A cigarette that I had just taken from its case, fell from my nerveless fingers into the water and swirled out with the tide.
A soldier—a soldier in my retreat. How unspeakably annoying. And in that bathing suit I never would have suspected him at all.
The old fisherman explained, while I lugubriously leaned over the jetty and watched that crab puddling about his rock. There were eleven more of them—soldiers, I mean—they all lived in the little cottage near the jetty. They were there to guard the cable between the mainland and the Ile de Bréhat, two miles away. They guarded it the twenty-four hours of the day—those twelve. Every two hours one of them mounted guard where the cable comes up from the sea and solemnly guarded it from German attack.
The old fisherman pointed behind me. I turned and there, even as he had explained, I saw a man in the blue coat and red pants of the French territorial army. From the trenches the red pants have gone into the historic past. Nowadays the red pants are only for the territorials.
This particular cable sentry was also from the Midi, my fisherman explained. He too disliked the sea. He sat there and stared moodily into the sun that was just in the act of gloriously descending into the water. A last ray caught the steel bayonet of the Lebel rifle lying across his knees.
I left the jetty and walked up the winding road to the village. I went to the single store to buy tobacco and to hear the talk of the people. There were no newspapers, I thought, so their talk could not be about the war. Also there I would avoid the sight of the soldiers, because the store had liquor on its list of commodities. It is forbidden to soldiers to enter such places except at certain hours.
A fresh-faced Breton girl served out the tobacco. Cigars at two cents each were the most expensive tobacco purchase in the shop. I purchased a dozen and immediately became a celebrity and a millionaire. We talked. I asked her about the countryside, about the people and about the wonderful lace coiffures of the peasant women. She told me how the women of one hamlet wear an entirely different "coif" from those even of the neighboring farms and that throughout Brittany there are hundreds of different styles.
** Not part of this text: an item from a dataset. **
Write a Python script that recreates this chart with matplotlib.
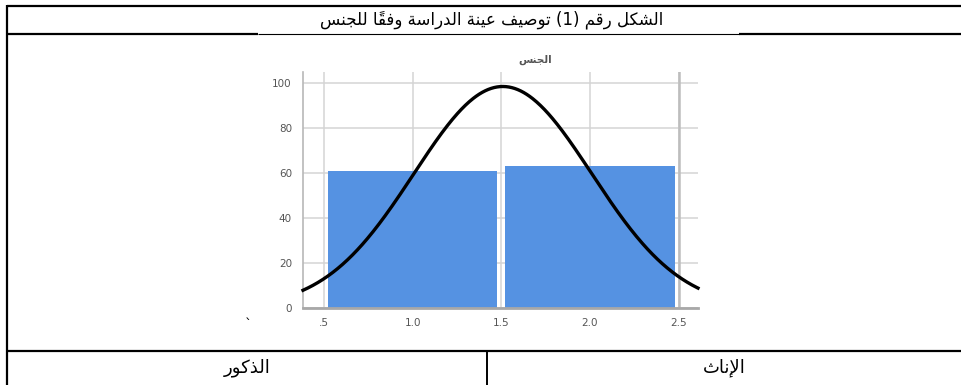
import numpy as np
import matplotlib
matplotlib.use("Agg")
import matplotlib.pyplot as plt
from matplotlib.lines import Line2D

# ---------------- data ----------------
categories = [1.0, 2.0]            # 1 = الذكور , 2 = الإناث
counts = [61, 63]
x_ticks = [0.5, 1.0, 1.5, 2.0, 2.5]
x_tick_labels = [".5", "1.0", "1.5", "2.0", "2.5"]
y_ticks = [0, 20, 40, 60, 80, 100]
chart_title = "الجنس"
figure_title = "الشكل رقم (1) توصيف عينة الدراسة وفقاً للجنس"
cell_labels = ["الذكور", "الإناث"]

# ---------------- minimal Arabic shaping ----------------
FORMS = {
    '\u0627': (0xFE8D, 0xFE8E, None, None), '\u0623': (0xFE83, 0xFE84, None, None),
    '\u0625': (0xFE87, 0xFE88, None, None), '\u0622': (0xFE81, 0xFE82, None, None),
    '\u0628': (0xFE8F, 0xFE90, 0xFE91, 0xFE92), '\u0629': (0xFE93, 0xFE94, None, None),
    '\u062A': (0xFE95, 0xFE96, 0xFE97, 0xFE98), '\u062B': (0xFE99, 0xFE9A, 0xFE9B, 0xFE9C),
    '\u062C': (0xFE9D, 0xFE9E, 0xFE9F, 0xFEA0), '\u062D': (0xFEA1, 0xFEA2, 0xFEA3, 0xFEA4),
    '\u062E': (0xFEA5, 0xFEA6, 0xFEA7, 0xFEA8), '\u062F': (0xFEA9, 0xFEAA, None, None),
    '\u0630': (0xFEAB, 0xFEAC, None, None), '\u0631': (0xFEAD, 0xFEAE, None, None),
    '\u0632': (0xFEAF, 0xFEB0, None, None), '\u0633': (0xFEB1, 0xFEB2, 0xFEB3, 0xFEB4),
    '\u0634': (0xFEB5, 0xFEB6, 0xFEB7, 0xFEB8), '\u0635': (0xFEB9, 0xFEBA, 0xFEBB, 0xFEBC),
    '\u0636': (0xFEBD, 0xFEBE, 0xFEBF, 0xFEC0), '\u0637': (0xFEC1, 0xFEC2, 0xFEC3, 0xFEC4),
    '\u0638': (0xFEC5, 0xFEC6, 0xFEC7, 0xFEC8), '\u0639': (0xFEC9, 0xFECA, 0xFECB, 0xFECC),
    '\u063A': (0xFECD, 0xFECE, 0xFECF, 0xFED0), '\u0641': (0xFED1, 0xFED2, 0xFED3, 0xFED4),
    '\u0642': (0xFED5, 0xFED6, 0xFED7, 0xFED8), '\u0643': (0xFED9, 0xFEDA, 0xFEDB, 0xFEDC),
    '\u0644': (0xFEDD, 0xFEDE, 0xFEDF, 0xFEE0), '\u0645': (0xFEE1, 0xFEE2, 0xFEE3, 0xFEE4),
    '\u0646': (0xFEE5, 0xFEE6, 0xFEE7, 0xFEE8), '\u0647': (0xFEE9, 0xFEEA, 0xFEEB, 0xFEEC),
    '\u0648': (0xFEED, 0xFEEE, None, None), '\u0649': (0xFEEF, 0xFEF0, None, None),
    '\u064A': (0xFEF1, 0xFEF2, 0xFEF3, 0xFEF4),
}
LAMALEF = {'\u0627': (0xFEFB, 0xFEFC), '\u0623': (0xFEF7, 0xFEF8),
           '\u0625': (0xFEF9, 0xFEFA), '\u0622': (0xFEF5, 0xFEF6)}
MIRROR = {'(': ')', ')': '('}


def is_mark(c):
    return '\u064B' <= c <= '\u0652'


def shape(s):
    toks = []
    i = 0
    while i < len(s):
        c = s[i]
        if c == '\u0644' and i + 1 < len(s) and s[i + 1] in LAMALEF:
            toks.append(('LA', s[i + 1]))
            i += 2
            continue
        toks.append(('C', c))
        i += 1

    def jn(t):
        if t[0] == 'LA':
            return False
        f = FORMS.get(t[1])
        return f is not None and f[2] is not None

    def jp(t):
        return t[0] == 'LA' or t[1] in FORMS

    clusters = []
    n = len(toks)
    for idx, t in enumerate(toks):
        kind, c = t
        if kind == 'C' and is_mark(c):
            if clusters:
                clusters[-1] += c
            else:
                clusters.append(c)
            continue
        p = idx - 1
        while p >= 0 and toks[p][0] == 'C' and is_mark(toks[p][1]):
            p -= 1
        q = idx + 1
        while q < n and toks[q][0] == 'C' and is_mark(toks[q][1]):
            q += 1
        pj = p >= 0 and jn(toks[p]) and jp(t)
        nj = q < n and jn(t) and jp(toks[q])
        if kind == 'LA':
            iso, fin = LAMALEF[c]
            clusters.append(chr(fin if pj else iso))
            continue
        if c not in FORMS:
            clusters.append(MIRROR.get(c, c))
            continue
        iso, fin, ini, med = FORMS[c]
        if pj and nj:
            g = med
        elif pj:
            g = fin
        elif nj:
            g = ini
        else:
            g = iso
        clusters.append(chr(g))
    return ''.join(clusters[::-1])


AR_FONT = ['DejaVu Sans']

# ---------------- figure ----------------
W, H = 962, 385
fig = plt.figure(figsize=(W / 100, H / 100), dpi=100)

# overlay in pixel coordinates for the table frame
ov = fig.add_axes([0, 0, 1, 1])
ov.set_xlim(0, W)
ov.set_ylim(H, 0)
ov.axis('off')

def hline(y, x0, x1, lw):
    ov.add_line(Line2D([x0, x1], [y, y], color='black', lw=lw, solid_capstyle='butt'))

def vline(x, y0, y1, lw):
    ov.add_line(Line2D([x, x], [y0, y1], color='black', lw=lw, solid_capstyle='butt'))

hline(6, 7, W, 1.6)
vline(7.5, 5, H, 1.6)
hline(34, 7, 258, 1.6)
hline(34, 258, 739, 0.8)
hline(34, 739, W, 1.6)
hline(351, 7, W, 1.6)
vline(487, 351, H, 1.4)

ov.text(492, 20, shape(figure_title), ha='center', va='center', fontsize=12,
        family=AR_FONT, color='black')
ov.text(247, 368, shape(cell_labels[0]), ha='center', va='center', fontsize=13,
        family=AR_FONT, color='black')
ov.text(724, 368, shape(cell_labels[1]), ha='center', va='center', fontsize=13,
        family=AR_FONT, color='black')
ov.text(248, 325, '`', ha='center', va='center', fontsize=10, color='black')

# chart axes
left, right, top, bottom = 303, 698, 72, 308
ax = fig.add_axes([left / W, 1 - bottom / H, (right - left) / W, (bottom - top) / H])
ax.set_xlim(0.38, 2.61)
ax.set_ylim(0, 105)
ax.set_axisbelow(True)
ax.grid(True, color='#d4d4d4', lw=1.1)
ax.axvline(x_ticks[-1], color='#bdbdbd', lw=1.8, zorder=0.6)
ax.bar(categories, counts, width=0.955, color='#5592e2', edgecolor='none', zorder=2)

# normal curve fitted to the histogram
vals = np.repeat(categories, counts)
mu = vals.mean()
sd = vals.std(ddof=1)
N = len(vals)
xs = np.linspace(0.38, 2.61, 400)
ys = N * 1.0 * np.exp(-0.5 * ((xs - mu) / sd) ** 2) / (sd * np.sqrt(2 * np.pi))
ax.plot(xs, ys, color='black', lw=2.4, zorder=3, clip_on=False)

ax.set_xticks(x_ticks)
ax.set_xticklabels(x_tick_labels)
ax.set_yticks(y_ticks)
ax.tick_params(length=0, labelsize=7.5, labelcolor='#555555')
ax.tick_params(axis='y', pad=8)
ax.tick_params(axis='x', pad=7)
for s in ['top', 'right']:
    ax.spines[s].set_visible(False)
ax.spines['left'].set_color('#b8b8b8')
ax.spines['left'].set_linewidth(1.2)
ax.spines['bottom'].set_color('#a8a8a8')
ax.spines['bottom'].set_linewidth(2)
ax.set_title(shape(chart_title), fontsize=7.5, color='#555555', family=AR_FONT,
             fontweight='bold', pad=7, x=0.588)

fig.savefig('out.png', dpi=100)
Then I asked her about the men folks, the few who work in the fields and the great majority who go off in the boats to Iceland in the spring and come back ten months later—those who ever do come back at all. Then quite naturally we talked about the war. For she explained that to her people the war was not so terrible as the times of peace. Then it was impossible to get letters from a fishing schooner off the Iceland banks—now it was quite easy to get letters from the trenches every few days. The men suffered far greater losses from the perils of the northern ocean than since they were all mobilized to fight the Germans. Some were killed—that was natural enough—but not half so many as the number who just sailed out and disappeared.
I was beginning to feel that perhaps the war was a benefit to this part of the world.